Accusations of sexual harassment against movie mogul Harvey Weinstein have eclipsed other news stories in recent days, coming in the wake of Fox News’ ouster of Roger Ailes and Bill O’Reilly, also for sexual harassment. In the wake of the accusations, lawmakers and others are raising questions about confidentiality agreements – and raising the possibility that the Weinstein Company and Miramax, Weinstein’s former employer, could be liable for failing in their fiduciary duty to investors and shareholders.

Weinstein, who was fired by the Weinstein Company, has denied claims of nonconsensual sex.

Disney owned Miramax from 1993 to 2005. As an employer, Disney is obligated to protect employees against harassment. Under California law, employers can be found liable for sexual harassment by a manager, even if others at the firm were not aware of the harassment.

Meanwhile, New York Attorney General Eric Schneiderman has opened an investigation of the Weinstein Company. His civil rights division has subpoenaed company records of all complaints relating to sexual harassment, along with information on how complaints were handled.
Weinstein company board members have said the accusations came as a surprise, but The New York Times story that broke the allegations says board members were aware of the payouts.

The Weinstein Company could face a “derivative suit” filed by outside investors. They could argue that the board breached its fiduciary duty by failing to monitor Weinstein, thereby exposing the company to unreasonable financial risk.

Similar questions of liability are facing 20th Century Fox, which fired Bill O’Reilly for sexual harassment and has acknowledged being aware of a $32 million settlement with Lis Wiehl – although the company said it did not know the size of the settlement.

Meantime, lawmakers in New York, New Jersey and California are considering legislation to limit the use of nondisclosure agreements and confidentiality clauses that muzzle those who receive them.

Many industries have employees sign nondisclosure agreements as a condition of employment. The goal is to keep sensitive corporate information from leaking outside the company. Those agreements can’t prohibit an employee from bringing a charge of harassment or discrimination, but the vague wording in most NDAs – for example, clauses designed to prevent employees from saying “disparaging things” about a company – aren’t written in a way that makes that clear.

The move to eliminate such agreements raises some knotty issues. Without confidentiality agreements, many companies and individuals will go to court rather than settle. That can lead to years of litigation and legal expenses for both sides. In addition, eliminating the clause could reduce the amount paid out in settlements, since silence would no longer be assured.

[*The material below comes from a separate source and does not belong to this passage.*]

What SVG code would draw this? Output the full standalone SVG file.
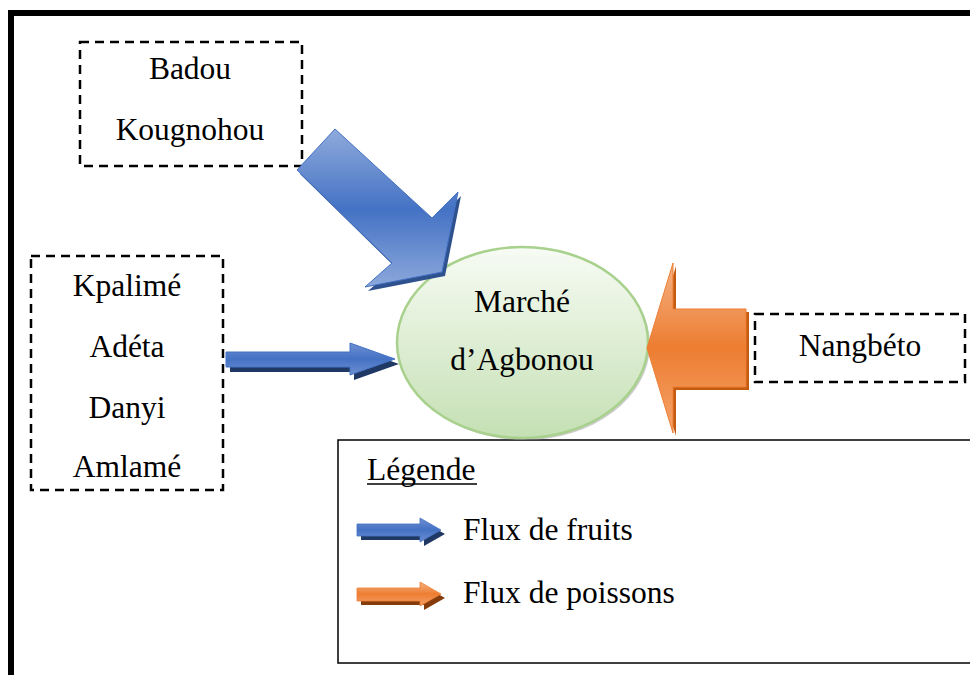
<svg xmlns="http://www.w3.org/2000/svg" width="970" height="675" viewBox="0 0 970 675">
<style>
.t{font-family:'Liberation Serif','DejaVu Serif',serif;font-size:31.5px;fill:#000;text-anchor:middle}
.tl{font-family:'Liberation Serif','DejaVu Serif',serif;font-size:31.5px;fill:#000}
.dash{fill:#fff;stroke:#000;stroke-width:2.5;stroke-dasharray:9 6}
</style>
<defs>
<linearGradient id="bd" gradientUnits="userSpaceOnUse" x1="0" y1="129" x2="0" y2="290">
<stop offset="0" stop-color="#8faadc"/><stop offset="0.5" stop-color="#4472c4"/><stop offset="1" stop-color="#8faadc"/>
</linearGradient>
<linearGradient id="bh" x1="0" y1="0" x2="0" y2="1">
<stop offset="0" stop-color="#6f8fd2"/><stop offset="0.5" stop-color="#4472c4"/><stop offset="1" stop-color="#6f8fd2"/>
</linearGradient>
<linearGradient id="og" x1="0" y1="0" x2="0" y2="1">
<stop offset="0" stop-color="#f4b183"/><stop offset="0.5" stop-color="#ed7d31"/><stop offset="1" stop-color="#f4a36b"/>
</linearGradient>
<linearGradient id="eg" x1="0" y1="0" x2="0" y2="1">
<stop offset="0" stop-color="#f7fbf4"/><stop offset="1" stop-color="#c5e0b4"/>
</linearGradient>
</defs>
<rect x="0" y="0" width="970" height="675" fill="#fff"/>
<rect x="11" y="13" width="1000" height="1000" fill="none" stroke="#000" stroke-width="6"/>
<g id="legende">
<rect x="338" y="440" width="700" height="223" fill="#fff" stroke="#000" stroke-width="1.5"/>
<text class="tl" x="367" y="480">Légende</text>
<line x1="367" y1="484" x2="477" y2="484" stroke="#000" stroke-width="1.5"/>
<polygon points="361,528 424,528 424,522 445,534 424,546 424,540 361,540" fill="#203864"/>
<polygon points="357,524 420,524 420,518 441,530 420,542 420,536 357,536" fill="url(#bh)" stroke="#4472c4" stroke-width="0.8"/>
<text class="tl" x="463" y="540">Flux de fruits</text>
<polygon points="361,592 424,592 424,586 445,598 424,610 424,605 361,605" fill="#843c0c"/>
<polygon points="357,588 420,588 420,582 441,594 420,606 420,601 357,601" fill="url(#og)" stroke="#ed7d31" stroke-width="0.8"/>
<text class="tl" x="463" y="603">Flux de poissons</text>
</g>
<g id="badou">
<rect class="dash" x="80" y="42" width="222" height="124"/>
<text class="t" x="190" y="79">Badou</text>
<text class="t" x="190" y="140">Kougnohou</text>
</g>
<g id="kpalime">
<rect class="dash" x="31" y="256" width="192" height="234"/>
<text class="t" x="127" y="296">Kpalimé</text>
<text class="t" x="127" y="357">Adéta</text>
<text class="t" x="127" y="418">Danyi</text>
<text class="t" x="127" y="477">Amlamé</text>
</g>
<g id="nangbeto">
<rect class="dash" x="755" y="314" width="210" height="68"/>
<text class="t" x="860" y="356">Nangbéto</text>
</g>
<g id="marche">
<ellipse cx="524.5" cy="344.5" rx="125.5" ry="95.5" fill="#999" opacity="0.5"/>
<ellipse cx="522.5" cy="342.5" rx="125.5" ry="95.5" fill="url(#eg)" stroke="#a9d18e" stroke-width="2.5"/>
<text class="t" x="522" y="312">Marché</text>
<text class="t" x="522" y="370">d’Agbonou</text>
</g>
<g id="connectors">
<polygon points="338,133 435,222 461,196 445,276 368,291 395,267 300,174" fill="#2f528f"/>
<polygon points="335,129 432,218 458,192 442,272 365,287 392,263 297,170" fill="url(#bd)" stroke="#4472c4" stroke-width="1"/>
<polygon points="230,357 354,357 354,348 399,364 354,380 354,372 230,372" fill="#203864"/>
<polygon points="226,352 350,352 350,343 395,359 350,375 350,367 226,367" fill="url(#bh)" stroke="#4472c4" stroke-width="1"/>
<polygon points="749,312 676,312 676,266 650,351 676,436 676,390 749,390" fill="#c55a11"/>
<polygon points="746,309 673,309 673,263 647,348 673,433 673,387 746,387" fill="url(#og)" stroke="#ed7d31" stroke-width="1"/>
</g>
</svg>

And finally, confidentiality agreements can protect an aggrieved party who wants to avoid undue attention or retaliation.

It’s also the case that victims who have signed a confidentiality agreement can report harassment, discrimination and criminal activities to authorities, including police or the federal Equal Employment Opportunity Commission. In California, confidentiality agreements can’t be enforced if the settlement involves potential crimes, such as felony sexual assault or child sex abuse.

New York state Senator Brad Hoylman, a Democrat, has introduced a bill that would void any clause in an employment contract forcing employees to conceal harassment or discrimination. His bill was prompted by the allegations against Fox News chief Roger Ailes. In the wake of allegations against Weinstein, Hoylman has added new language to expand the scope of his bill. New York Assemblywoman Nily Rozic plans to introduce a version of Hoylman’s bill in her chamber in January.

A similar measure is under consideration in New Jersey, where Senator Loretta Weinberg, the Democratic majority leader, is working with Assembly Republican leader Jon Brammick to draft such a bill.

California state Senator Connie Leyva has a different focus: confidentiality clauses in out-of-court settlements. She believes they silence victims who want to share their stories.

Meanwhile, the Weinstein episode has unleashed a flood of accusations against a number of powerful people. Among them:

1.    Roy Price, the head of Amazon Studios, resigned after producer Isa Hackett came forward earlier this month with accusations against him.
2.    Tech author and blogger Robert V. Scoble has been accused of inappropriate behavior by several women. Scoble has resigned from the Transformation Group, a consulting firm he co-founded.
3.    Nickelodeon producer Chris Savino was terminated from his post following accusations of sexual harassment by 12 women.
4.    Lockhart Steele, editorial director at Vox Media, lost his job after web developer Eden Rohatensky wrote a blog accusing him of sexual harassment.